More than $9 million was improperly deducted for stadium planning in 2006.

The team also low-balled its gross revenue during the three years, costing the city another $2 million, the audit states.

The Yankees have already paid $7.3 million plus $635,132 in interest, team officials said.

The remaining sum of $4 million plus interest will be paid on March 10, 2009 - prior to the start of next season.

"The Yankees have cooperated fully, and we have come to an understanding with the comptroller," team spokesman Howard Rubenstein said.

"We have paid the majority of the money already, and we will pay it all with interest," he said.

The audit also found $1,021,157 in duplicate payments related to the planning of the new stadium, and $626,015 in planning costs that were improperly deducted.
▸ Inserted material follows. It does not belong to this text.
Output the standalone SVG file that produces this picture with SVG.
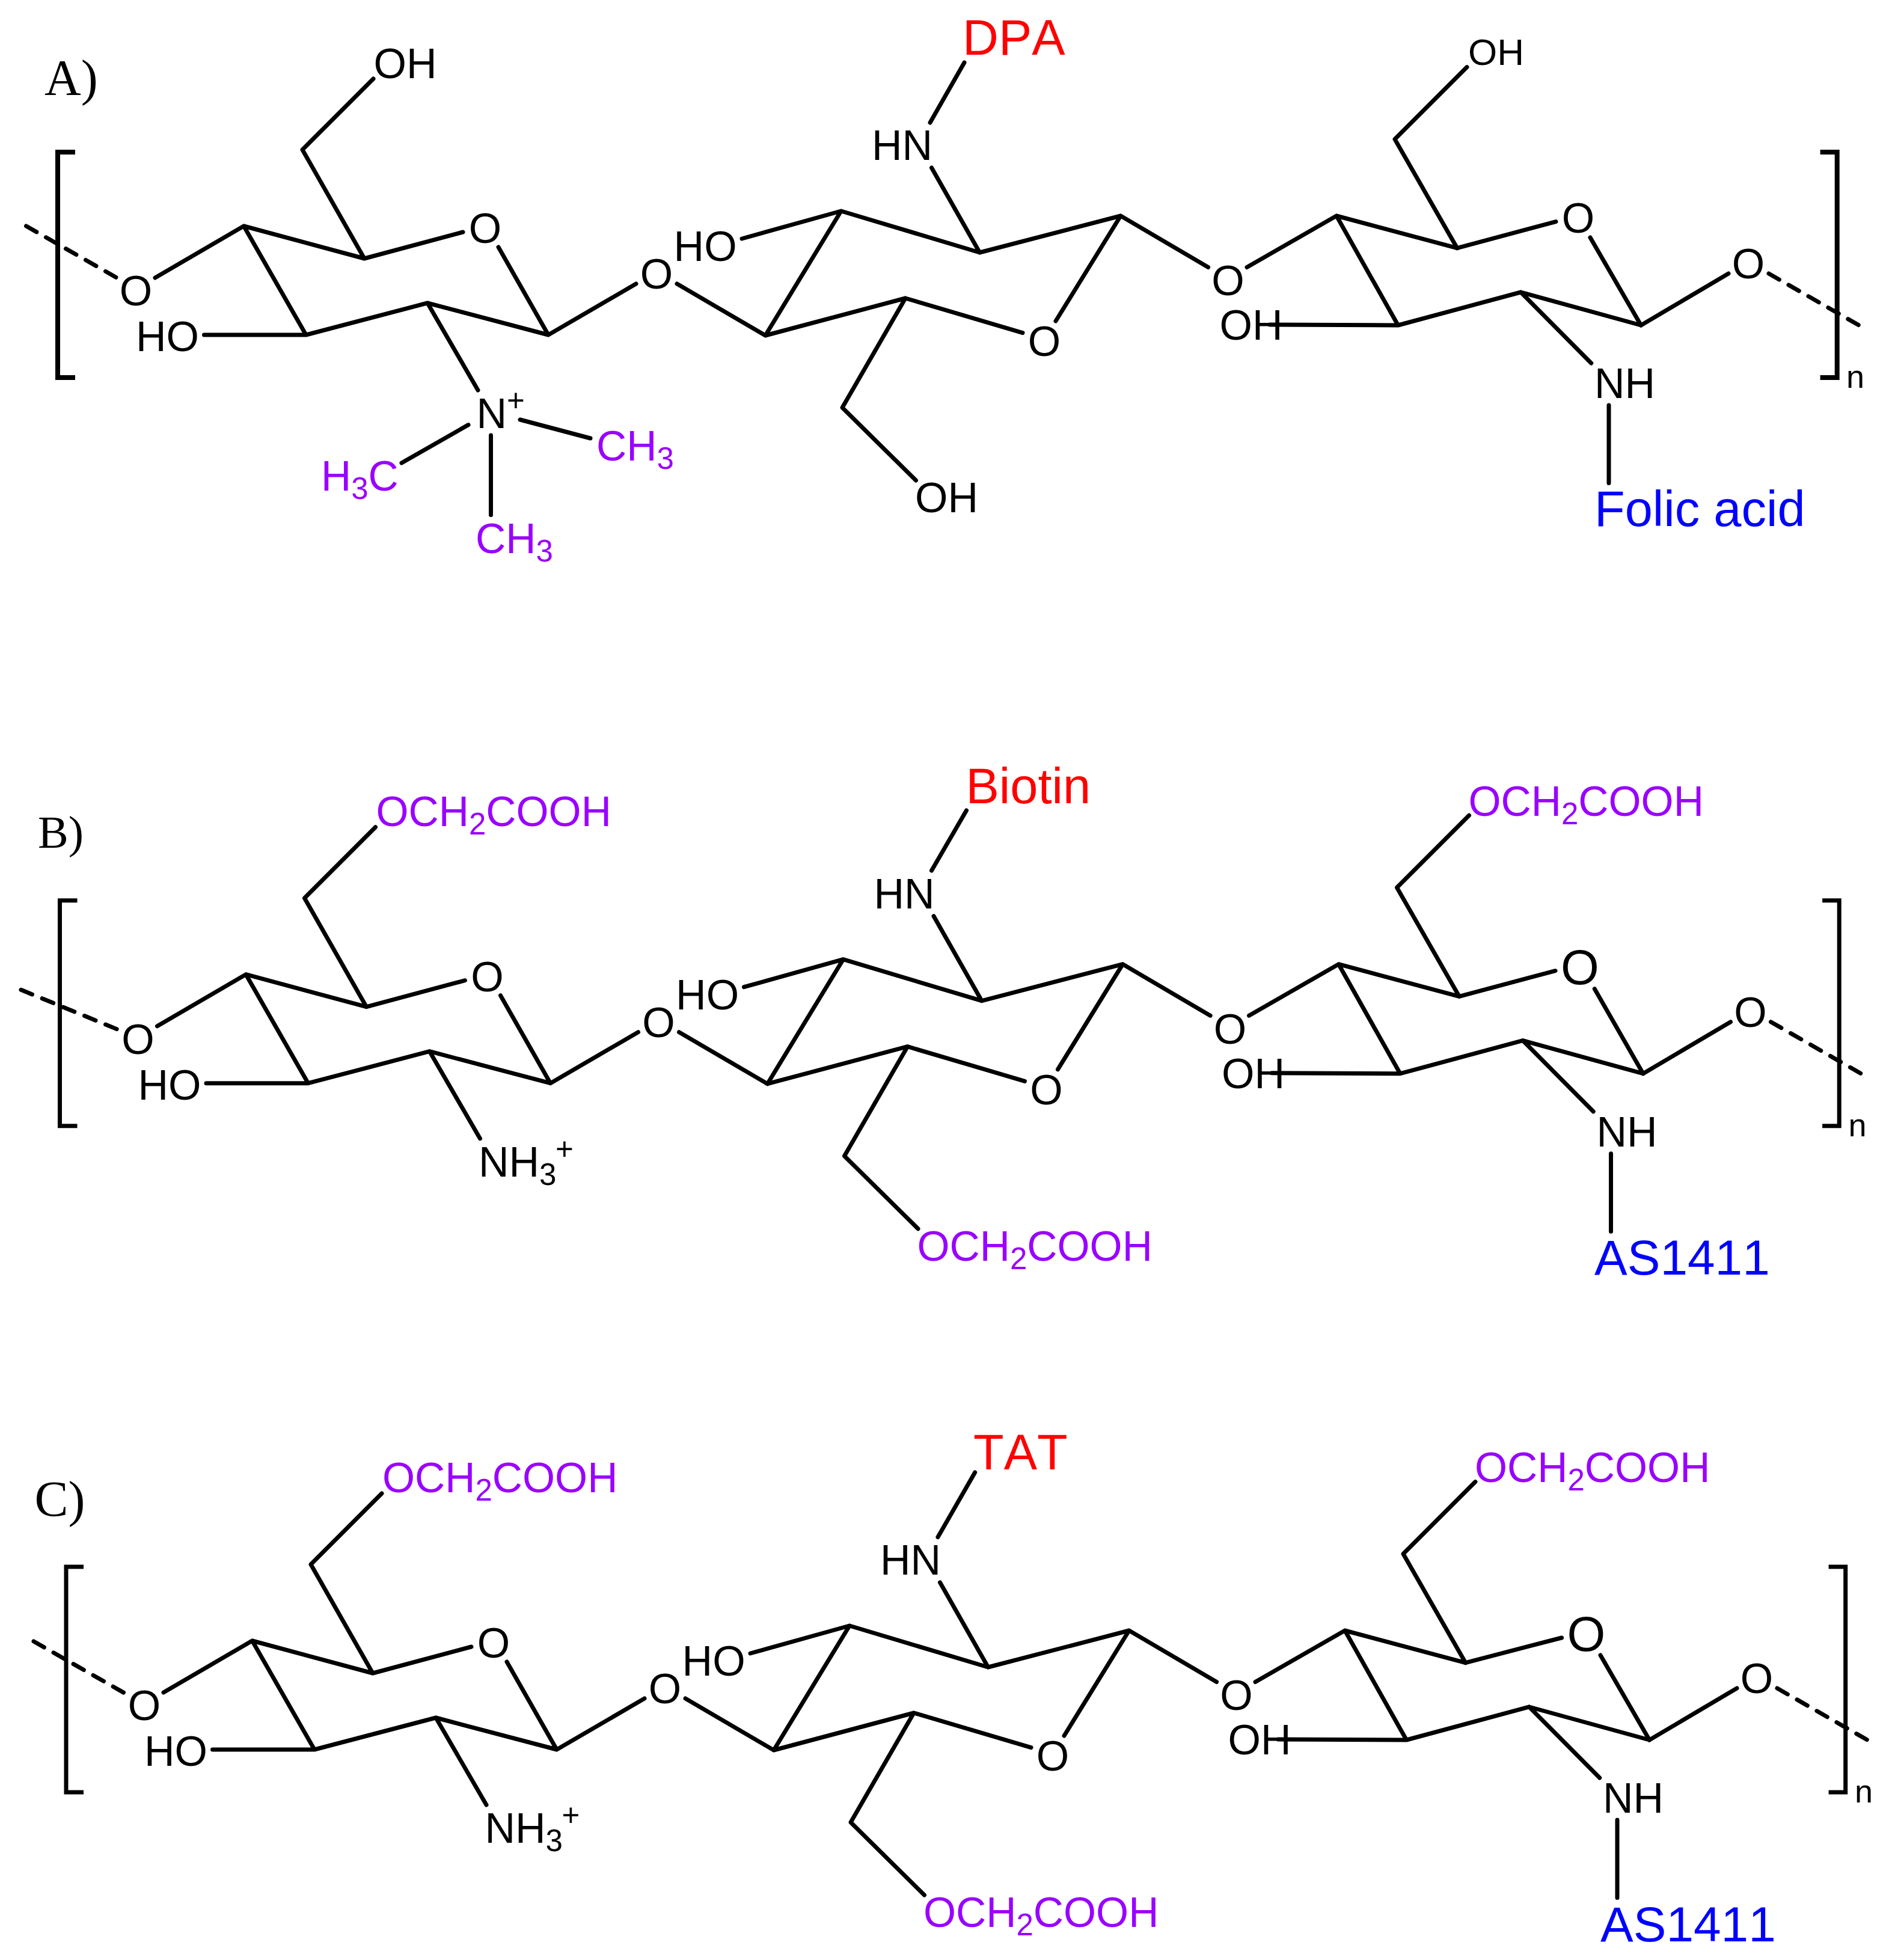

These included bonuses for the stadium's developer and travel expenses.

The city's current rental agreement with the Bombers, which expires at the end of this year, gives the Yanks the right to sell tickets and provide food, parking and souvenirs, as well as revenue from 19 luxury suites and 15 "Hall-of-Fame" suites.

The agreement for the new stadium will go into effect early next year.

The city and the team have come under fire for the terms of the deal for the new stadium, which enabled the Yankees to obtain $942 million in tax-exempt bonds.

These bonds will save the team $181 million in borrowing costs down the line.

The Yankees have asked for an additional $366 million in these tax-exempt bonds to complete the stadium.

The team played its final game at Yankee Stadium on Sept. 21, but will hold a closing ceremony tomorrow in which players and a group of students will bring home plate to the new ballpark across the street.